Morton has also been part of unusual creative processes. She originally voiced the operating system during production of Spike Jonze's Her (2013), shaping the rhythms of the on-set performance before the role was ultimately re-recorded, an example of her collaborative instincts and willingness to serve the whole.
Personal Life
Morton has been frank about the lasting effects of childhood trauma and the challenges of early fame. In 2006 she sustained a serious head injury when part of a ceiling collapsed, followed by a stroke during her recovery; she later spoke about relearning aspects of movement and speech and gradually returning to work. She has a daughter, Esme, with actor Charlie Creed-Miles, and later formed a long-term partnership with filmmaker Harry Holm, with whom she has two children. She has often credited her family, as well as close collaborators like Lynne Ramsay and Jim Sheridan, with creating supportive environments for demanding work.
Advocacy and Public Voice
A consistent throughline in Morton's public life is advocacy for children in care. She has campaigned for reform of the social-care system, given testimony about abuse she suffered, and used interviews and public appearances to press for better oversight and support. Her filmmaking debut was itself an act of advocacy, and she has mentored younger performers emerging from backgrounds similar to her own, including through connections to The Television Workshop in Nottingham. Rather than separating activism from craft, she integrates them, choosing roles and projects that examine power, class, and the resilience of people often overlooked.
Craft and Legacy
Samantha Morton's screen persona combines ferocity with watchfulness: she can communicate whole histories with a glance, but she is also unafraid of stillness, of letting silence carry a scene. Casting directors and filmmakers from Steven Spielberg and Woody Allen to Lynne Ramsay, Charlie Kaufman, Michael Winterbottom, Harmony Korine, Anton Corbijn, and Jim Sheridan have sought her out for that distinctive quality. She is equally at home in the rigor of British social realism, the demands of period drama, and the abstractions of art cinema and genre television.
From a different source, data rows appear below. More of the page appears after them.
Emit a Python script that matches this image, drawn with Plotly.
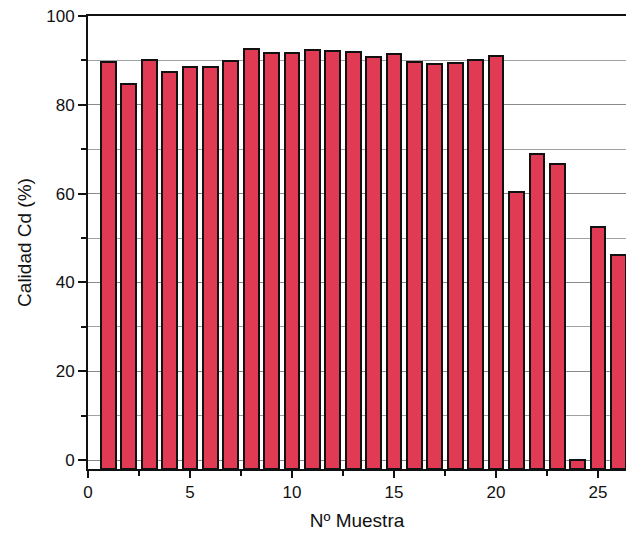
import plotly.graph_objects as go

# Sample numbers and measured Cd quality (%)
samples = list(range(1, 27))
quality = [89.6, 84.8, 90.2, 87.3, 88.6, 88.6, 89.9, 92.6, 91.7, 91.7,
           92.3, 92.1, 91.8, 90.8, 91.4, 89.6, 89.2, 89.4, 90.0, 91.0,
           60.4, 69.0, 66.7, 0.0, 52.6, 46.2]

y_min, y_max = -2, 100
x_min, x_max = 0, 26.37

# bars rise from the bottom of the axis
bar_base = y_min
bar_len = [q - bar_base for q in quality]

fig = go.Figure(go.Bar(
    x=samples,
    y=bar_len,
    base=bar_base,
    width=0.72,
    marker=dict(color="#E03A55", line=dict(color="#111111", width=2)),
    hoverinfo="skip",
))

font_family = "Liberation Sans, Arial, sans-serif"

fig.update_layout(
    width=626, height=537,
    margin=dict(l=88, r=0, t=16, b=68),
    paper_bgcolor="white", plot_bgcolor="white",
    showlegend=False,
    font=dict(family=font_family, size=14, color="#111111"),
    bargap=0,
)

fig.update_xaxes(
    range=[x_min, x_max],
    tickmode="array", tickvals=[0, 5, 10, 15, 20, 25],
    ticks="outside", ticklen=7, tickwidth=1.5, tickcolor="#111111",
    minor=dict(tickvals=[2.5, 7.5, 12.5, 17.5, 22.5], ticks="outside",
               ticklen=5, tickwidth=1.5, tickcolor="#111111"),
    showline=True, linecolor="#111111", linewidth=2, mirror=True,
    showgrid=False, zeroline=False,
    tickfont=dict(size=17),
    title=dict(text="Nº Muestra", font=dict(size=19), standoff=12),
)

fig.update_yaxes(
    range=[y_min, y_max],
    tickmode="array", tickvals=[0, 20, 40, 60, 80, 100],
    ticks="outside", ticklen=8, tickwidth=1.5, tickcolor="#111111",
    minor=dict(tickvals=[10, 30, 50, 70, 90], ticks="outside",
               ticklen=5, tickwidth=1.5, tickcolor="#111111",
               showgrid=True, gridcolor="#a0a0a0", gridwidth=1),
    showgrid=True, gridcolor="#8a8a8a", gridwidth=1,
    showline=True, linecolor="#111111", linewidth=2,
    zeroline=False,
    tickfont=dict(size=17),
    title=dict(text="Calidad Cd (%)", font=dict(size=19), standoff=10),
)

fig.write_html("out.html")
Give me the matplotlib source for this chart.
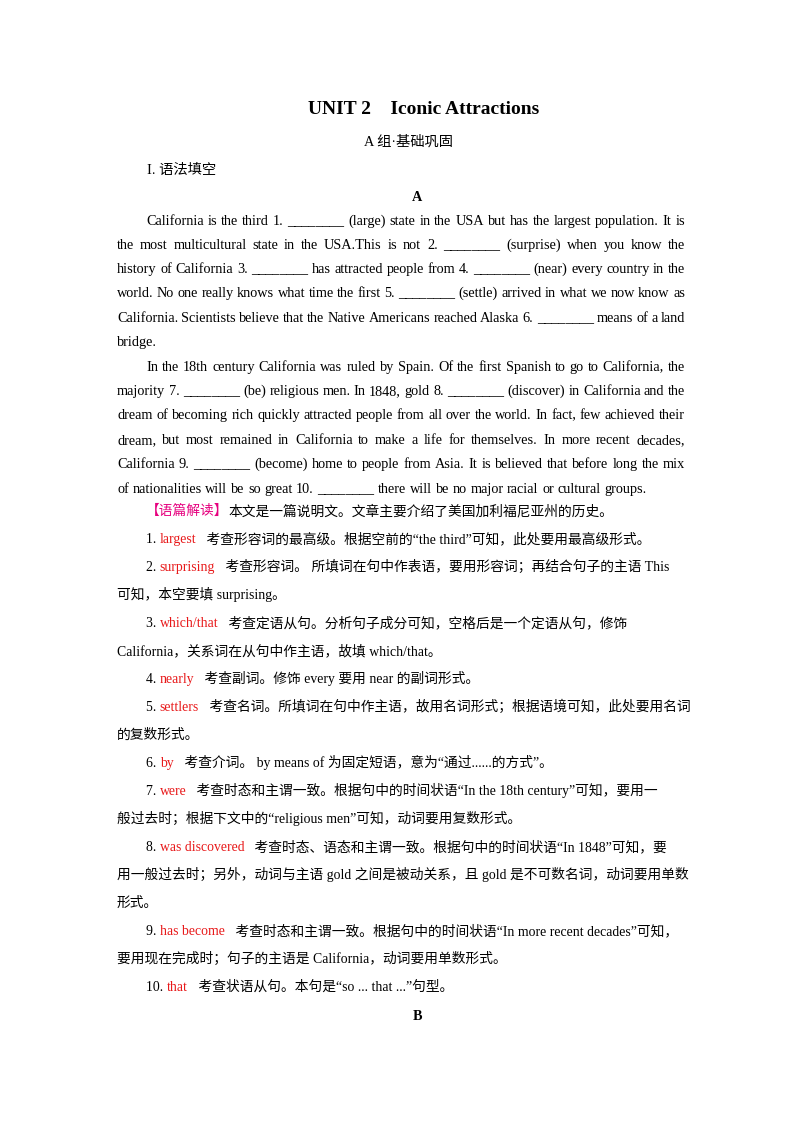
import matplotlib
matplotlib.use("Agg")
import matplotlib.pyplot as plt

FAM = ['Liberation Serif', 'Noto Sans CJK SC']
RED = '#E8191A'
MAG = '#E6007E'
B = '________'

title = "UNIT 2    Iconic Attractions"
subtitle = "A 组·基础巩固"
section = "I. 语法填空"
partA = "A"
partB = "B"

para1 = [
    f"California is the third 1. {B} (large) state in the USA but has the largest population. It is",
    f"the most multicultural state in the USA.This is not 2. {B} (surprise) when you know the",
    f"history of California 3. {B} has attracted people from 4. {B} (near) every country in the",
    f"world. No one really knows what time the first 5. {B} (settle) arrived in what we now know as",
    f"California. Scientists believe that the Native Americans reached Alaska 6. {B} means of a land",
    "bridge.",
]
para2 = [
    "In the 18th century California was ruled by Spain. Of the first Spanish to go to California, the",
    f"majority 7. {B} (be) religious men. In 1848, gold 8. {B} (discover) in California and the",
    "dream of becoming rich quickly attracted people from all over the world. In fact, few achieved their",
    "dream, but most remained in California to make a life for themselves. In more recent decades,",
    f"California 9. {B} (become) home to people from Asia. It is believed that before long the mix",
    f"of nationalities will be so great 10. {B} there will be no major racial or cultural groups.",
]
notes = [
    (146, 515, [("【语篇解读】", MAG), ("本文是一篇说明文。文章主要介绍了美国加利福尼亚州的历史。", 'k')]),
    (146, 543, [("1. ", 'k'), ("largest", RED), ("   考查形容词的最高级。根据空前的“the third”可知，此处要用最高级形式。", 'k')]),
    (146, 571, [("2. ", 'k'), ("surprising", RED), ("   考查形容词。 所填词在句中作表语，要用形容词；再结合句子的主语 This", 'k')]),
    (117, 599, [("可知，本空要填 surprising。", 'k')]),
    (146, 627, [("3. ", 'k'), ("which/that", RED), ("   考查定语从句。分析句子成分可知，空格后是一个定语从句，修饰", 'k')]),
    (117, 655, [("California，关系词在从句中作主语，故填 which/that。", 'k')]),
    (146, 683, [("4. ", 'k'), ("nearly", RED), ("   考查副词。修饰 every 要用 near 的副词形式。", 'k')]),
    (146, 711, [("5. ", 'k'), ("settlers", RED), ("   考查名词。所填词在句中作主语，故用名词形式；根据语境可知，此处要用名词", 'k')]),
    (117, 739, [("的复数形式。", 'k')]),
    (146, 767, [("6. ", 'k'), ("by", RED), ("   考查介词。 by means of 为固定短语，意为“通过......的方式”。", 'k')]),
    (146, 795, [("7. ", 'k'), ("were", RED), ("   考查时态和主谓一致。根据句中的时间状语“In the 18th century”可知，要用一", 'k')]),
    (117, 823, [("般过去时；根据下文中的“religious men”可知，动词要用复数形式。", 'k')]),
    (146, 851, [("8. ", 'k'), ("was discovered", RED), ("   考查时态、语态和主谓一致。根据句中的时间状语“In 1848”可知，要", 'k')]),
    (117, 879, [("用一般过去时；另外，动词与主语 gold 之间是被动关系，且 gold 是不可数名词，动词要用单数", 'k')]),
    (117, 907, [("形式。", 'k')]),
    (146, 935, [("9. ", 'k'), ("has become", RED), ("   考查时态和主谓一致。根据句中的时间状语“In more recent decades”可知，", 'k')]),
    (117, 963, [("要用现在完成时；句子的主语是 California，动词要用单数形式。", 'k')]),
    (146, 991, [("10. ", 'k'), ("that", RED), ("   考查状语从句。本句是“so ... that ...”句型。", 'k')]),
]

W, H = 800, 1132
fig = plt.figure(figsize=(8, 11.32), dpi=100)
r = fig.canvas.get_renderer()
FS = 10.3

def put(x, y, s, color='k', size=FS, ha='left', weight='normal'):
    return fig.text(x / W, 1 - y / H, s, color=color, fontsize=size, family=FAM,
                    ha=ha, va='baseline', fontweight=weight)

def width(t):
    return t.get_window_extent(r).width

def measure(s, size=FS):
    t = put(400, 500, s, size=size)
    w = width(t)
    t.remove()
    return w

SP = measure('a a') - measure('aa')

def justify(x0, x1, y, line, just=True):
    words = line.split(' ')
    ts = [put(x0, y, w) for w in words]
    ws = [width(t) for t in ts]
    gap = (x1 - x0 - sum(ws)) / (len(ws) - 1) if (just and len(ws) > 1) else SP
    x = x0
    for t, w in zip(ts, ws):
        t.set_x(x / W)
        x += w + gap

def para(lines, ys):
    for i, (line, y) in enumerate(zip(lines, ys)):
        x0 = 146 if i == 0 else 117
        justify(x0, 685, y, line, just=(i < len(lines) - 1))

put(424, 114, title, size=14, ha='center', weight='bold')
put(408, 146, subtitle, ha='center')
put(147, 174, section)
put(417, 201, partA, ha='center', weight='bold')
para(para1, [225, 249, 273, 297, 322, 346])
para(para2, [371, 395, 419, 444, 468, 493])

NS = 9.9
for x, y, parts in notes:
    for s, c in parts:
        t = put(x, y, s, color=c, size=NS)
        x += width(t)

put(417, 1020, partB, ha='center', weight='bold')
fig.savefig('out.png', dpi=100, facecolor='white')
Across two Academy Award nominations, a Golden Globe, a BAFTA-winning directorial debut, and numerous honors from independent film bodies, her career has been marked less by pursuit of celebrity than by the steady accumulation of complex, humane performances. Coming from the care system to the international stage, she has become a model for how lived experience can deepen artistry. Whether inhabiting a mute laundress, a bereaved mother, a queen, or a villain leading an army of the dead, she brings to each role the same guiding principle: empathy as a form of courage.